Search code examples
pythonbashfor-loopsample-data

How do I write a for-loop so a program reiterates itself for a set of 94 DNA samples?


I have written some code in a bash shell (so I can submit it to my university's supercomputer) to edit out contaminant sequences from a batch of DNA extracts I have. Essentially what this code does is take the sequences from the negative extraction blank I did (A1-BLANK) and subtract it from all of the other samples.

I have figured out how to get this to work with individual samples, but I'm attempting to write a for loop so that the little chunks of code will reiterate themselves for each sample, with the outcome of this file being a .sam file with a unique name for each sample where both the forward and reverse reads for the sample are merged and edited for contamination.I have checked stack overflow extensively for help with this specific problem, but haven't been able to apply related answered questions to my code.
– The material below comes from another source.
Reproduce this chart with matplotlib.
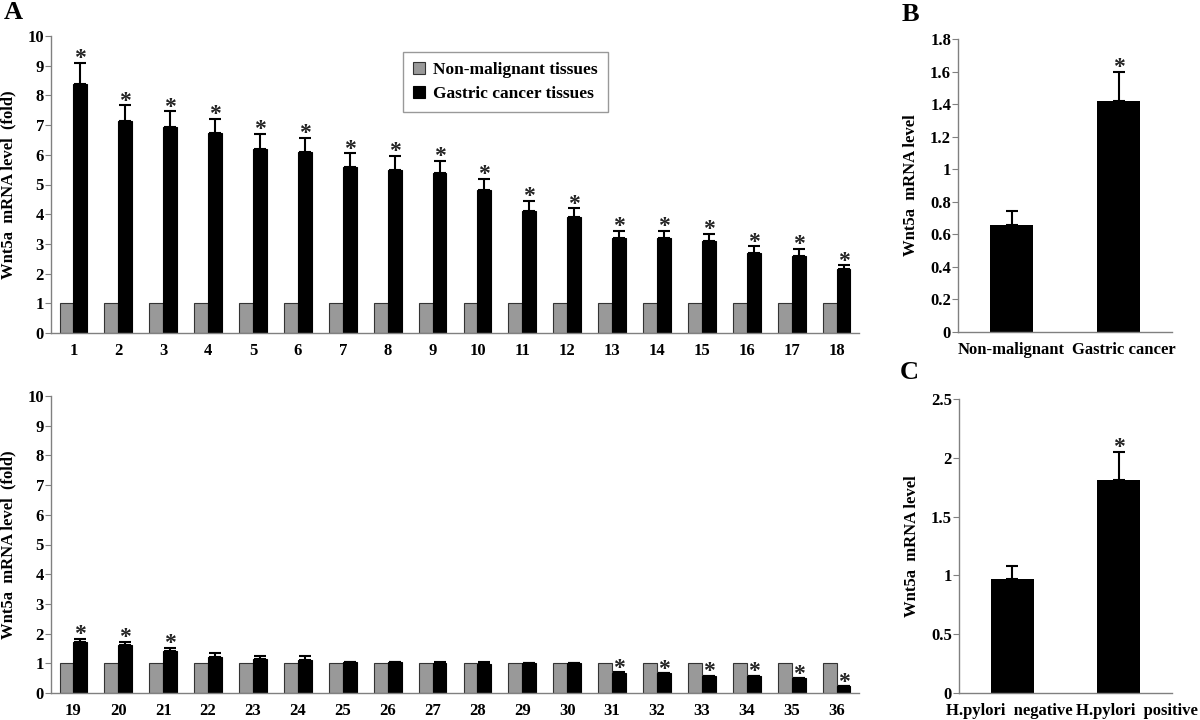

Here's an example of part what I'm trying to do for an individual sample, named F10-61C-3-V4_S78_L001_R1_001.fastq:

bowtie2 -q --end-to-end --very-sensitive \ ##bowtie2 is a program that examines sequence similarity compared to a standard
-N 0 -L 31 --time --reorder \
-x A1-BlankIndex \ ##This line compares the sample to the negative extraction blank
-1  /file directory/F10-61C-3-V4_S78_L001_R1_001.fastq 
-2 /file directory/F10-61C-3-V4_S78_L001_R2_001.fastq \ ##These two lines above merge the forward and reverse reads of the DNA sequences within the individual files into one file
-S 61C-3.sam ##This line renames the merged and edited file and transforms it into a .sam file

Here's what I've got so far for this little step of the process:


for file in /file directory/*.fastq

do

bowtie2 -q --end-to-end --very-sensitive \
-N 0 -L 31 --time --reorder \
-x A1-BlankIndex \
-1  /file directory/*.fastq 
-2 /file directory/*.fastq \
-S *.sam

done

In my resulting slurm file, the error I'm getting right now has to do with the -S command. I'm not sure how to give each merged and edited sample a unique name for the .sam file. I'm new to writing for loops in python (my only experience is in R) and I'm sure it's a simple fix, but I haven't been able to find any specific answers to this question.


Solution

  • This may work as your example but automatically select the output file name referrence with a RegEx:

    #!/usr/bin/env bash
    
    input_samples='/input_samples_directory'
    output_samples='/output_merged_samples_directory'
    
    while IFS= read -r -d '' R1_fastq; do
      # Deduce R2 sample from R1 sample file name
      R2_fastq="${R1_fastq/_R1_/_R2_}"
      # RegEx match capture group in () for the output sample reference
      [[ $R1_fastq =~ [^-]+-([[:digit:]]+[[:alpha:]]-[[:digit:]]).* ]]
      # Construct the output sample file path with the captured referrenced
      # from the RegEx above
      sam="$output_samples/${BASH_REMATCH[1]}.sam"
      # Perform the merging
      bowtie2 -q --end-to-end --very-sensitive \
        -N 0 -L 31 --time --reorder \
        -x A1-BlankIndex \
        -1 "$R1_fastq" \
        -2 "$R2_fastq" \
        -S "$sam"
    done < <(find "$input_samples" -maxdepth 1 -type -f -name '*_R1_*.fastq' -print0)